Do not wait until you are ready to sit down and address race to address race. Because I do not get to decide when to address race. I don't get to say, "I feel safe, I feel comfortable; I'm going to look at racism now," because racism hits me in the doctor's office. It hits me when I'm driving down the street. It hits me when I'm taking my kids to a movie.

Get used to being uncomfortable. Be the person that nobody wants to invite to dinner party. You are going to get pushback. And I think we've seen a lot of pushback to the change in national discussion around race. And a lot of what I hear from people is, "See, this is what happens. You push too hard. You're going with these identity politics."

Of course there's going to be pushback. To investigate whiteness is a threat to identity, to comfort, to privilege, to status.

But what is the alternative? Is the alternative then to back off? People are dying.

If black people could end racism, we would have ended racism.


You just keep pushing. You keep going. People push back when they are threatened. And I would love to say that this is not a threat. I would love to say that it is a win-win to address whiteness, but it's not.

Some of what you have, you don't deserve. But when you can see your identity clearly as it is, the good and the bad; when you can see where your whiteness is more than your heritage, more than just culture, but also a system of oppression, you then have the power to do the work to redefine it to something that you can be proud of.

You can't fake it. You cannot just pick up the positive and say that that's all that there is. This will be uncomfortable and it will be painful.

But if you continue to do the work, you will have a sense of authenticity in yourself that you have never known. You will stop having to steal all of our stuff. You will have your own stuff!

And that's really what I need you to do. I don't need someone standing right next to me doing what I'm doing. If black people could end racism, we would have ended racism. We have died trying to end systemic racism. I need you to do the work in your community. And it starts with looking at the day-to-day things. 

What will kill me may not be a cop. It will be my lack of access to quality medical care. It will be my lack of access to quality education. It will be the loans that I am denied. It will be all of the thousands of cuts that people of color endure every single day in white supremacist society. And that is where your life intersects with it.

Every time you go through something, and it's easy for you, look around and say, "Who is it not easy for? And what can I do to dismantle that system?" But in order to do that, you have to be willing to look at it and see it as a part of the system of whiteness because that's what it is.

And then eventually you will not be so tense.
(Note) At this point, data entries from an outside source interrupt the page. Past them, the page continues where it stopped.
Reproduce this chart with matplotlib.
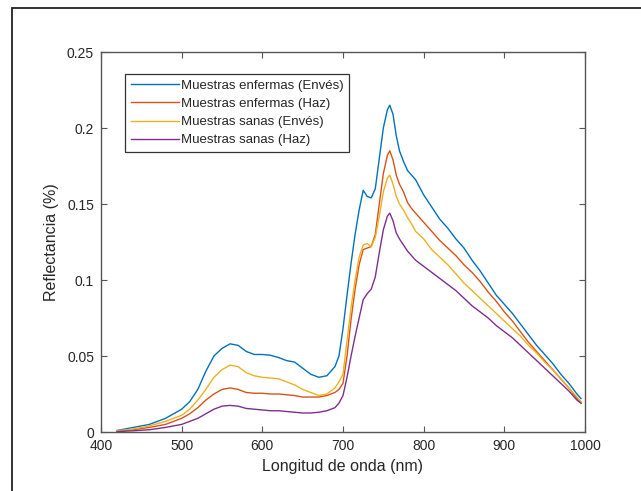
import matplotlib
matplotlib.use("Agg")
import matplotlib.pyplot as plt
from matplotlib.patches import Rectangle

wavelength = [420, 440, 460, 480, 500, 510, 520, 530, 540, 550, 560, 570, 580, 590, 600,
              610, 620, 630, 640, 650, 660, 670, 680, 690, 695, 700, 705, 710, 715, 720,
              725, 730, 735, 740, 745, 750, 755, 758, 762, 766, 770, 775, 780, 785, 790,
              800, 810, 820, 830, 840, 850, 860, 870, 880, 890, 900, 910, 920, 930, 940,
              950, 960, 970, 980, 990, 995]

enfermas_enves = [0.001, 0.003, 0.005, 0.009, 0.015, 0.020, 0.028, 0.040, 0.050, 0.055, 0.058,
                  0.057, 0.053, 0.051, 0.051, 0.0505, 0.049, 0.047, 0.046, 0.042, 0.038, 0.036,
                  0.037, 0.043, 0.050, 0.068, 0.090, 0.111, 0.130, 0.146, 0.159, 0.155, 0.154,
                  0.160, 0.180, 0.200, 0.212, 0.215, 0.209, 0.195, 0.185, 0.178, 0.172, 0.169,
                  0.166, 0.156, 0.148, 0.140, 0.134, 0.127, 0.121, 0.113, 0.106, 0.098, 0.090,
                  0.084, 0.078, 0.071, 0.064, 0.057, 0.051, 0.045, 0.038, 0.032, 0.025, 0.022]

enfermas_haz = [0.0005, 0.0015, 0.003, 0.005, 0.009, 0.012, 0.016, 0.021, 0.025, 0.028, 0.029,
                0.028, 0.026, 0.0255, 0.0255, 0.025, 0.025, 0.0245, 0.024, 0.023, 0.023, 0.023,
                0.024, 0.026, 0.028, 0.032, 0.050, 0.074, 0.094, 0.110, 0.120, 0.121, 0.122,
                0.130, 0.150, 0.170, 0.182, 0.185, 0.179, 0.169, 0.163, 0.158, 0.151, 0.147,
                0.144, 0.138, 0.132, 0.126, 0.121, 0.116, 0.110, 0.105, 0.099, 0.092, 0.086,
                0.079, 0.073, 0.066, 0.059, 0.053, 0.047, 0.041, 0.035, 0.029, 0.022, 0.019]

sanas_enves = [0.0008, 0.002, 0.004, 0.007, 0.011, 0.015, 0.021, 0.028, 0.036, 0.041, 0.044,
               0.043, 0.039, 0.037, 0.036, 0.0355, 0.035, 0.033, 0.031, 0.028, 0.026, 0.024,
               0.025, 0.029, 0.033, 0.038, 0.060, 0.082, 0.100, 0.115, 0.123, 0.124, 0.122,
               0.128, 0.142, 0.158, 0.167, 0.169, 0.163, 0.155, 0.150, 0.146, 0.141, 0.137,
               0.132, 0.127, 0.120, 0.115, 0.110, 0.104, 0.098, 0.093, 0.088, 0.083, 0.078,
               0.073, 0.068, 0.063, 0.057, 0.052, 0.046, 0.041, 0.035, 0.029, 0.023, 0.020]

sanas_haz = [0.0003, 0.0008, 0.0015, 0.003, 0.005, 0.007, 0.009, 0.012, 0.015, 0.017, 0.0175,
             0.017, 0.0155, 0.015, 0.0145, 0.014, 0.014, 0.0135, 0.013, 0.0125, 0.0125, 0.013,
             0.014, 0.016, 0.019, 0.024, 0.036, 0.050, 0.063, 0.075, 0.087, 0.091, 0.094,
             0.102, 0.118, 0.133, 0.142, 0.144, 0.139, 0.131, 0.127, 0.123, 0.119, 0.116,
             0.113, 0.109, 0.105, 0.101, 0.097, 0.093, 0.088, 0.083, 0.079, 0.075, 0.070,
             0.066, 0.062, 0.057, 0.052, 0.047, 0.042, 0.037, 0.032, 0.027, 0.021, 0.019]

labels = ["Muestras enfermas (Envés)", "Muestras enfermas (Haz)",
          "Muestras sanas (Envés)", "Muestras sanas (Haz)"]
colors = ["#0072BD", "#D95319", "#EDB120", "#7E2F8E"]

xticks = [400, 500, 600, 700, 800, 900, 1000]
yticks = [0, 0.05, 0.1, 0.15, 0.2, 0.25]
ytick_labels = ["0", "0.05", "0.1", "0.15", "0.2", "0.25"]

plt.rcParams['font.family'] = ['Liberation Sans', 'DejaVu Sans']

W, H = 641, 491
fig = plt.figure(figsize=(W / 100, H / 100), dpi=100)
ax = fig.add_axes([101 / W, 1 - 432 / H, (585 - 101) / W, (432 - 52) / H])

for ys, lab, c in zip([enfermas_enves, enfermas_haz, sanas_enves, sanas_haz], labels, colors):
    ax.plot(wavelength, ys, color=c, lw=1.0, label=lab)

ax.set_xlim(400, 1000)
ax.set_ylim(0, 0.25)
ax.set_xticks(xticks)
ax.set_yticks(yticks)
ax.set_yticklabels(ytick_labels)
gray = "#262626"
for s in ax.spines.values():
    s.set_color("#555555")
    s.set_linewidth(1.0)
ax.tick_params(direction="in", top=True, right=True, length=4, width=0.8,
               colors="#555555", labelcolor=gray, labelsize=10, pad=5)
ax.set_xlabel("Longitud de onda (nm)", fontsize=11.5, color=gray, labelpad=4)
ax.set_ylabel("Reflectancia (%)", fontsize=11.5, color=gray, labelpad=6)

leg = ax.legend(loc="upper left", bbox_to_anchor=(24 / 484, 1 - 22 / 380), fontsize=9.5,
                frameon=True, fancybox=False, handlelength=3.7, handletextpad=0.1,
                borderpad=0.42, labelspacing=0.45, borderaxespad=0)
leg.get_frame().set_edgecolor("black")
leg.get_frame().set_linewidth(0.9)
for t in leg.get_texts():
    t.set_color(gray)

# outer figure frame (partially visible)
fig.patches.append(Rectangle((12 / W, -0.2), 1.5, 1 - 8 / H + 0.2, transform=fig.transFigure,
                             fill=False, edgecolor="#222222", linewidth=1.3, clip_on=False))

fig.savefig("out.png", dpi=100, facecolor="white")
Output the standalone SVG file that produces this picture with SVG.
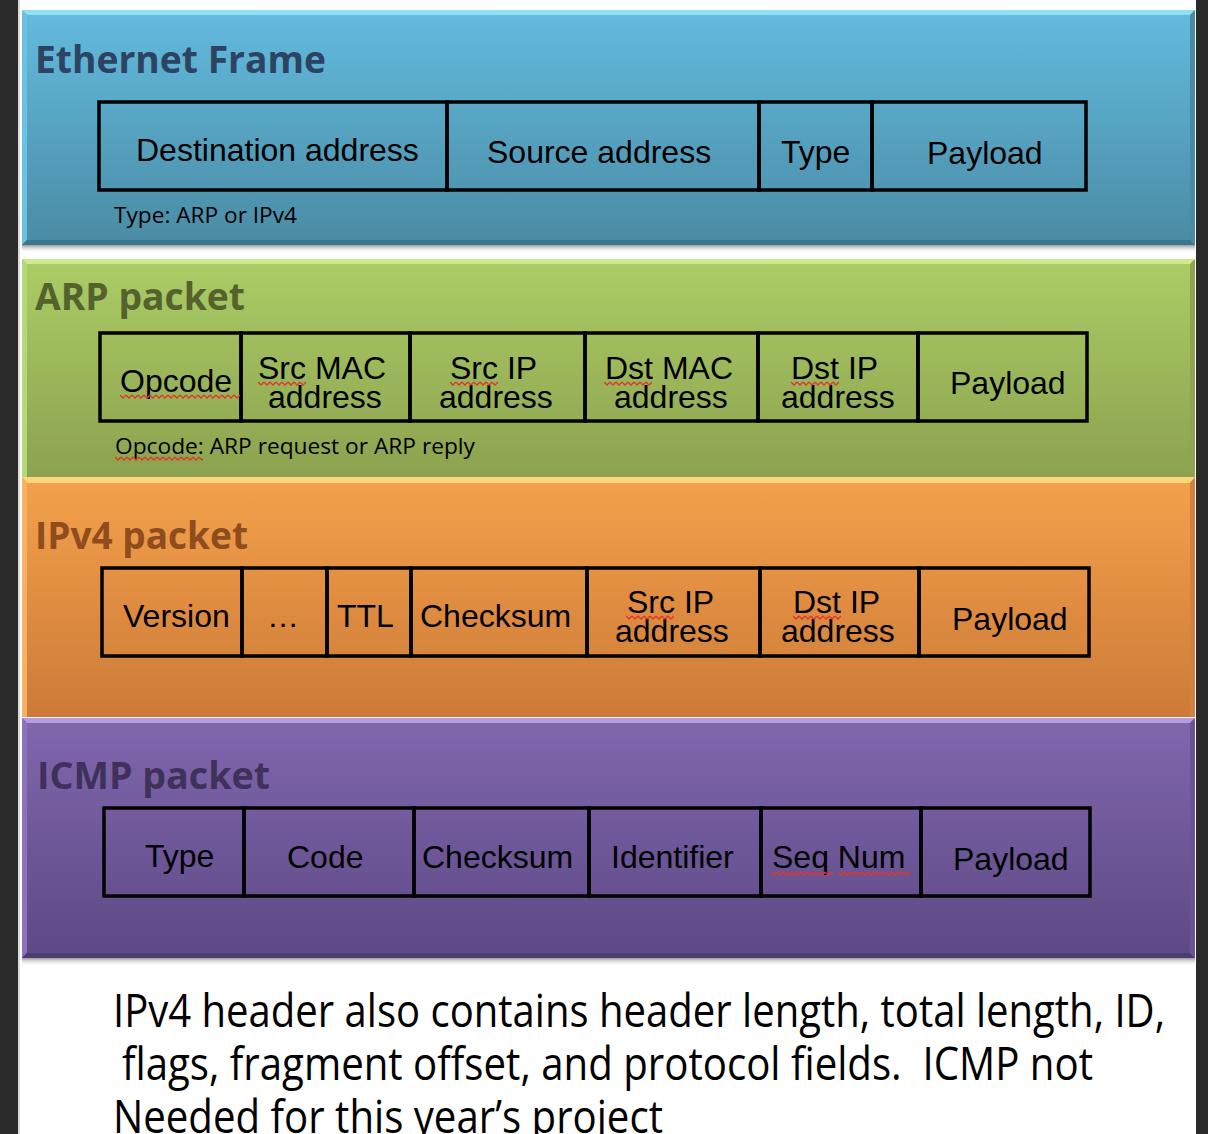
<svg xmlns="http://www.w3.org/2000/svg" width="1208" height="1134" viewBox="0 0 1208 1134">
<defs>
  <linearGradient id="gBlue" x1="0" y1="0" x2="0" y2="1"><stop offset="0" stop-color="#63bbdf"/><stop offset="1" stop-color="#4a8ba4"/></linearGradient>
  <linearGradient id="gGreen" x1="0" y1="0" x2="0" y2="1"><stop offset="0" stop-color="#abcd66"/><stop offset="1" stop-color="#8ca24f"/></linearGradient>
  <linearGradient id="gOrange" x1="0" y1="0" x2="0" y2="1"><stop offset="0" stop-color="#f4a14c"/><stop offset="1" stop-color="#cd7a38"/></linearGradient>
  <linearGradient id="gPurple" x1="0" y1="0" x2="0" y2="1"><stop offset="0" stop-color="#8167af"/><stop offset="1" stop-color="#5d4984"/></linearGradient>
  <linearGradient id="gShadow" x1="0" y1="0" x2="0" y2="1"><stop offset="0" stop-color="#9a9a9a"/><stop offset="1" stop-color="#ffffff" stop-opacity="0"/></linearGradient>
  <pattern id="wavy" width="6" height="5" patternUnits="userSpaceOnUse"><path d="M0,1 L3,4 L6,1" fill="none" stroke="#e0362b" stroke-width="1.3"/></pattern>
</defs>
<style>
  .cell{fill:none;stroke:#000;stroke-width:3.5}
  .lbl{font-family:"Liberation Sans",Arial,sans-serif;font-size:32px;fill:#000}
  .title{font-family:"Open Sans","Liberation Sans",sans-serif;font-weight:bold;font-size:38px}
  .note{font-family:"Open Sans","Liberation Sans",sans-serif;font-size:22px;fill:#000}
  .body{font-family:"Open Sans","Liberation Sans",sans-serif;font-size:45px;fill:#000}
</style>

<rect x="0" y="0" width="1208" height="1134" fill="#ffffff"/>
<rect x="0" y="0" width="18" height="1134" fill="#2b2b2b"/>
<rect x="18" y="0" width="2" height="1134" fill="#dcdcdc"/>
<rect x="1196" y="0" width="12" height="1134" fill="#2b2b2b"/>

<!-- Ethernet frame panel -->
<g id="ethernet">
  <rect x="22" y="245" width="1173" height="8" fill="url(#gShadow)"/>
  <rect x="22" y="10" width="1173" height="235" fill="url(#gBlue)"/>
  <polygon points="22,10 1195,10 1190,15 27,15" fill="#8fdff5"/>
  <polygon points="22,10 27,15 27,240 22,245" fill="#6cc0e0"/>
  <polygon points="22,245 1195,245 1190,240 27,240" fill="#3c768d"/>
  <polygon points="1195,10 1195,245 1190,240 1190,15" fill="#4a8aa3"/>
  <text class="title" x="35" y="73" fill="#2c4361" textLength="291" lengthAdjust="spacingAndGlyphs">Ethernet Frame</text>
  <g id="eth-dst"><rect class="cell" x="99" y="102" width="348" height="88"/><text class="lbl" x="136" y="161">Destination address</text></g>
  <g id="eth-src"><rect class="cell" x="447" y="102" width="312" height="88"/><text class="lbl" x="487" y="163">Source address</text></g>
  <g id="eth-type"><rect class="cell" x="759" y="102" width="113" height="88"/><text class="lbl" x="781" y="163">Type</text></g>
  <g id="eth-payload"><rect class="cell" x="872" y="102" width="214" height="88"/><text class="lbl" x="927" y="164">Payload</text></g>
  <text class="note" x="114" y="223" textLength="183" lengthAdjust="spacingAndGlyphs">Type: ARP or IPv4</text>
</g>

<!-- ARP packet panel -->
<g id="arp">
  <rect x="22" y="259" width="1173" height="218" fill="url(#gGreen)"/>
  <polygon points="22,259 1195,259 1190,264 27,264" fill="#cdeb8e"/>
  <polygon points="22,259 27,264 27,477 22,477" fill="#b6d67a"/>
  <polygon points="1195,259 1195,477 1190,477 1190,264" fill="#8da450"/>
  <text class="title" x="35" y="310" fill="#55622d" textLength="210" lengthAdjust="spacingAndGlyphs">ARP packet</text>
  <g id="arp-opcode"><rect class="cell" x="100" y="333" width="141" height="88"/><text class="lbl" x="120" y="392">Opcode</text></g>
  <g id="arp-srcmac"><rect class="cell" x="241" y="333" width="169" height="88"/><text class="lbl"><tspan x="258" y="379">Src MAC</tspan><tspan x="268" y="408">address</tspan></text></g>
  <g id="arp-srcip"><rect class="cell" x="410" y="333" width="175" height="88"/><text class="lbl"><tspan x="450" y="379">Src IP</tspan><tspan x="439" y="408">address</tspan></text></g>
  <g id="arp-dstmac"><rect class="cell" x="585" y="333" width="173" height="88"/><text class="lbl"><tspan x="605" y="379">Dst MAC</tspan><tspan x="614" y="408">address</tspan></text></g>
  <g id="arp-dstip"><rect class="cell" x="758" y="333" width="160" height="88"/><text class="lbl"><tspan x="791" y="379">Dst IP</tspan><tspan x="781" y="408">address</tspan></text></g>
  <g id="arp-payload"><rect class="cell" x="918" y="333" width="169" height="88"/><text class="lbl" x="950" y="394">Payload</text></g>
  <text class="note" x="115" y="454" textLength="360" lengthAdjust="spacingAndGlyphs">Opcode: ARP request or ARP reply</text>
  <g id="arp-spell">
    <rect x="0" y="0" width="120" height="5" fill="url(#wavy)" transform="translate(120,394)"/>
    <rect x="0" y="0" width="48" height="5" fill="url(#wavy)" transform="translate(258,381)"/>
    <rect x="0" y="0" width="48" height="5" fill="url(#wavy)" transform="translate(450,381)"/>
    <rect x="0" y="0" width="48" height="5" fill="url(#wavy)" transform="translate(604,381)"/>
    <rect x="0" y="0" width="48" height="5" fill="url(#wavy)" transform="translate(791,381)"/>
    <rect x="0" y="0" width="88" height="5" fill="url(#wavy)" transform="translate(115,456)"/>
  </g>
</g>

<!-- IPv4 packet panel -->
<g id="ipv4">
  <rect x="22" y="477" width="1173" height="240" fill="url(#gOrange)"/>
  <polygon points="22,477 1195,477 1190,483 27,483" fill="#ffd57c"/>
  <polygon points="22,477 27,483 27,717 22,717" fill="#f8b063"/>
  <polygon points="1195,477 1195,717 1190,717 1190,483" fill="#d3813e"/>
  <text class="title" x="35" y="549" fill="#8f4d1d" textLength="213" lengthAdjust="spacingAndGlyphs">IPv4 packet</text>
  <g id="ip-version"><rect class="cell" x="102" y="568" width="140" height="88"/><text class="lbl" x="123" y="627">Version</text></g>
  <g id="ip-more"><rect class="cell" x="242" y="568" width="85" height="88"/><text class="lbl" x="267" y="627">…</text></g>
  <g id="ip-ttl"><rect class="cell" x="327" y="568" width="84" height="88"/><text class="lbl" x="337" y="627">TTL</text></g>
  <g id="ip-checksum"><rect class="cell" x="411" y="568" width="176" height="88"/><text class="lbl" x="420" y="627">Checksum</text></g>
  <g id="ip-srcip"><rect class="cell" x="587" y="568" width="173" height="88"/><text class="lbl"><tspan x="627" y="613">Src IP</tspan><tspan x="615" y="642">address</tspan></text></g>
  <g id="ip-dstip"><rect class="cell" x="760" y="568" width="159" height="88"/><text class="lbl"><tspan x="793" y="613">Dst IP</tspan><tspan x="781" y="642">address</tspan></text></g>
  <g id="ip-payload"><rect class="cell" x="919" y="568" width="170" height="88"/><text class="lbl" x="952" y="630">Payload</text></g>
  <g id="ip-spell">
    <rect x="0" y="0" width="48" height="5" fill="url(#wavy)" transform="translate(626,615)"/>
    <rect x="0" y="0" width="48" height="5" fill="url(#wavy)" transform="translate(793,615)"/>
  </g>
</g>

<!-- ICMP packet panel -->
<g id="icmp">
  <rect x="22" y="958" width="1173" height="8" fill="url(#gShadow)"/>
  <rect x="22" y="718" width="1173" height="240" fill="url(#gPurple)"/>
  <polygon points="22,718 1195,718 1190,723 27,723" fill="#b39ddf"/>
  <polygon points="22,718 27,723 27,953 22,958" fill="#8c72bb"/>
  <polygon points="22,958 1195,958 1190,953 27,953" fill="#4d3c70"/>
  <polygon points="1195,718 1195,958 1190,953 1190,723" fill="#6a5494"/>
  <text class="title" x="37" y="789" fill="#3f315a" textLength="233" lengthAdjust="spacingAndGlyphs">ICMP packet</text>
  <g id="icmp-type"><rect class="cell" x="104" y="808" width="140" height="88"/><text class="lbl" x="145" y="867">Type</text></g>
  <g id="icmp-code"><rect class="cell" x="244" y="808" width="170" height="88"/><text class="lbl" x="287" y="868">Code</text></g>
  <g id="icmp-checksum"><rect class="cell" x="414" y="808" width="175" height="88"/><text class="lbl" x="422" y="868">Checksum</text></g>
  <g id="icmp-identifier"><rect class="cell" x="589" y="808" width="172" height="88"/><text class="lbl" x="611" y="868">Identifier</text></g>
  <g id="icmp-seq"><rect class="cell" x="761" y="808" width="160" height="88"/><text class="lbl" x="772" y="868">Seq Num</text></g>
  <g id="icmp-payload"><rect class="cell" x="921" y="808" width="169" height="88"/><text class="lbl" x="953" y="870">Payload</text></g>
  <g id="icmp-spell">
    <rect x="0" y="0" width="62" height="5" fill="url(#wavy)" transform="translate(771,871)"/>
    <rect x="0" y="0" width="72" height="5" fill="url(#wavy)" transform="translate(838,871)"/>
  </g>
</g>

<!-- connectors: none in this diagram -->
<g id="connectors"/>

<!-- footnote text -->
<g id="footnote">
  <text class="body" x="113" y="1027" textLength="1052" lengthAdjust="spacingAndGlyphs">IPv4 header also contains header length, total length, ID,</text>
  <text class="body" x="122" y="1080" textLength="971" lengthAdjust="spacingAndGlyphs" xml:space="preserve">flags, fragment offset, and protocol fields.  ICMP not</text>
  <text class="body" x="113" y="1133" textLength="550" lengthAdjust="spacingAndGlyphs">Needed for this year’s project</text>
</g>
</svg>
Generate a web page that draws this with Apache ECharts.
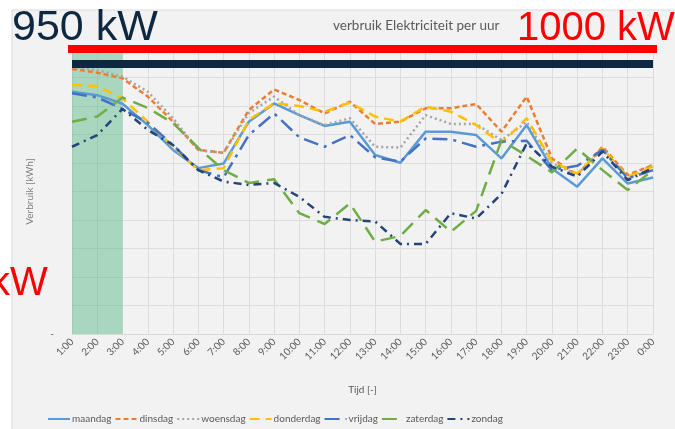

You will not be so defensive, because you will know that even if you aren't there, you are actually doing concrete things to make whiteness something that helps instead of hurts. And I know you can do that. I've seen what white people can do when they put their minds to things.

I love you, Seattle, and I hope that we can start looking at kindness, which is honest and built with love, over niceness, which prioritizes comfort over safety. We can do this. But first you have to start with yourselves, and then you'll find your place every single day. You can make a measurable impact on not only the lives of people of color but your own life as well.

Thank you.

Ijeoma Oluo, writer and speaker, is editor-at-large of The Establishment, a media platform run and funded by women. She shared her thoughts at “Interrupting Whiteness,” an event held on June 1, 2017 at the Central Library, co-hosted by KUOW Public Radio. This is a transcript of her speech.